Some students may find exams incredibly difficult and to be overall a bad experience, which is very understandable - they increase mental and emotional stress and we feel deflated the moment we feel we’ve performed horribly, or worse, the moment we find out through our results that we really didn’t do well. However, some people would argue that (mock) exams, while they do mean we revise rigorously and lose hair in the process, are incredibly useful as they let us know what to practise the most and what we need to improve on. They act as a stepping stone on the path to success: we need to know where we go wrong in order to know how to be right.

Moreover, something that may need to be talked about more is the fact that in exam periods, students actually feel and get closer to one another - through feeling the same stress, doing the same questions, asking one another how they feel and encouraging each other with phrases like “you’ve got this!” or “you’re a genius, don’t worry”. In fact, some (including myself) would say exams could actually help us feel more confident: we don’t feel as alone as we know other classmates are going through the same things and although this is somewhat over the top, the pain of exam stress is almost like shared trauma, something which in the long run can help us get along with one another instead of thinking of everyone else as our competitors.

Yet, some people would say it’s wrong to subject ourselves to tests and exams and end of years and mocks and the like - these tests and our results are not proper indicators of our intelligence. Instead, our intelligence can be found in the way we communicate with others, our common sense or the way we normally recall information from our minds (not after memorising a textbook to parrot it back like a robot for a 2-hour mental workout).
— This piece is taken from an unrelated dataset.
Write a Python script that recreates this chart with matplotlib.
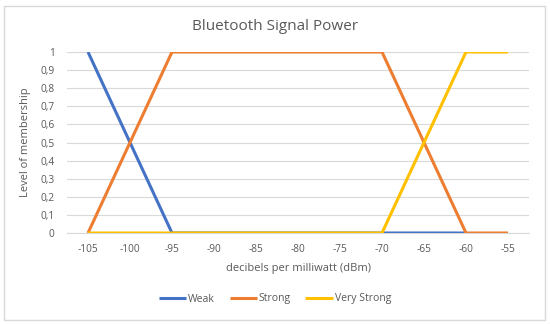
import numpy as np
import matplotlib

matplotlib.use('Agg')
from matplotlib import pyplot as plt

plt.rcParams['font.family'] = ['Open Sans', 'DejaVu Sans']

categories = ['-105', '-100', '-95', '-90', '-85', '-80', '-75', '-70', '-65', '-60', '-55']
weak = [1, 0.5, 0, 0, 0, 0, 0, 0, 0, 0, np.nan]
strong = [0, 0.5, 1, 1, 1, 1, 1, 1, 0.5, 0, 0]
very_strong = [0, 0, 0, 0, 0, 0, 0, 0, 0.5, 1, 1]
y_ticks = [0, 0.1, 0.2, 0.3, 0.4, 0.5, 0.6, 0.7, 0.8, 0.9, 1]

grey = '#595959'
fig = plt.figure(figsize=(5.5, 3.24), dpi=100)
ax = fig.add_axes([67 / 550, 1 - 233 / 324, (529 - 67) / 550, (233 - 52) / 324])

x = np.arange(len(categories))
ax.plot(x, weak, color='#4472C4', linewidth=2.2, label='Weak', solid_capstyle='butt')
ax.plot(x, strong, color='#ED7D31', linewidth=2.2, label='Strong', solid_capstyle='butt')
ax.plot(x, very_strong, color='#FFC000', linewidth=2.2, label='Very Strong', solid_capstyle='butt')

ax.set_xlim(-0.5, len(categories) - 0.5)
ax.set_ylim(0, 1)
ax.set_xticks(x)
ax.set_xticklabels(categories)
ax.set_yticks(y_ticks)
ax.set_yticklabels([('%g' % v).replace('.', ',') for v in y_ticks])
ax.tick_params(length=0, labelsize=7.3, colors=grey, pad=8)
ax.tick_params(axis='y', pad=9)
ax.grid(axis='y', color='#d9d9d9', linewidth=0.8)
ax.set_axisbelow(True)
for s in ['top', 'right', 'left']:
    ax.spines[s].set_visible(False)
ax.spines['bottom'].set_color('#d9d9d9')
ax.spines['bottom'].set_zorder(0)

ax.set_xlabel('decibels per milliwatt (dBm)', fontsize=8, color=grey, labelpad=6)
ax.set_ylabel('Level of membership', fontsize=8, color=grey, labelpad=7)
fig.text(0.5, 1 - 27 / 324, 'Bluetooth Signal Power', ha='center', va='center', fontsize=11, color=grey)

fig.legend(loc='center', bbox_to_anchor=(0.5, 1 - 299 / 324), ncol=3, frameon=False,
           fontsize=7.5, labelcolor=grey, handlelength=2.6, handletextpad=0.2, columnspacing=1.4)

fig.patches.append(plt.Rectangle((4 / 550, 4 / 324), 541 / 550, 314 / 324, transform=fig.transFigure,
                                 fill=False, edgecolor='#d9d9d9', linewidth=1))
fig.savefig('out.png', dpi=100)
Moreover, there is the inevitable effect that exams have on our self-confidence, as we view ourselves through our results, mere numbers. These grades, while they show what we should improve on, should not act as personality or intelligence indicators.

It’s important to understand that exams are quite helpful, yet we as students shouldn’t stress too much about them. After all, it’s only some questions that we should prepare for and try answering as best as we can. And if we don’t do as well as we would like, then there is simply nothing to do but try, try again. End of year exams are coming, and while I may not exactly love the stress they come with, I’ll see this time as an opportunity to enhance my abilities, not as an insult to them.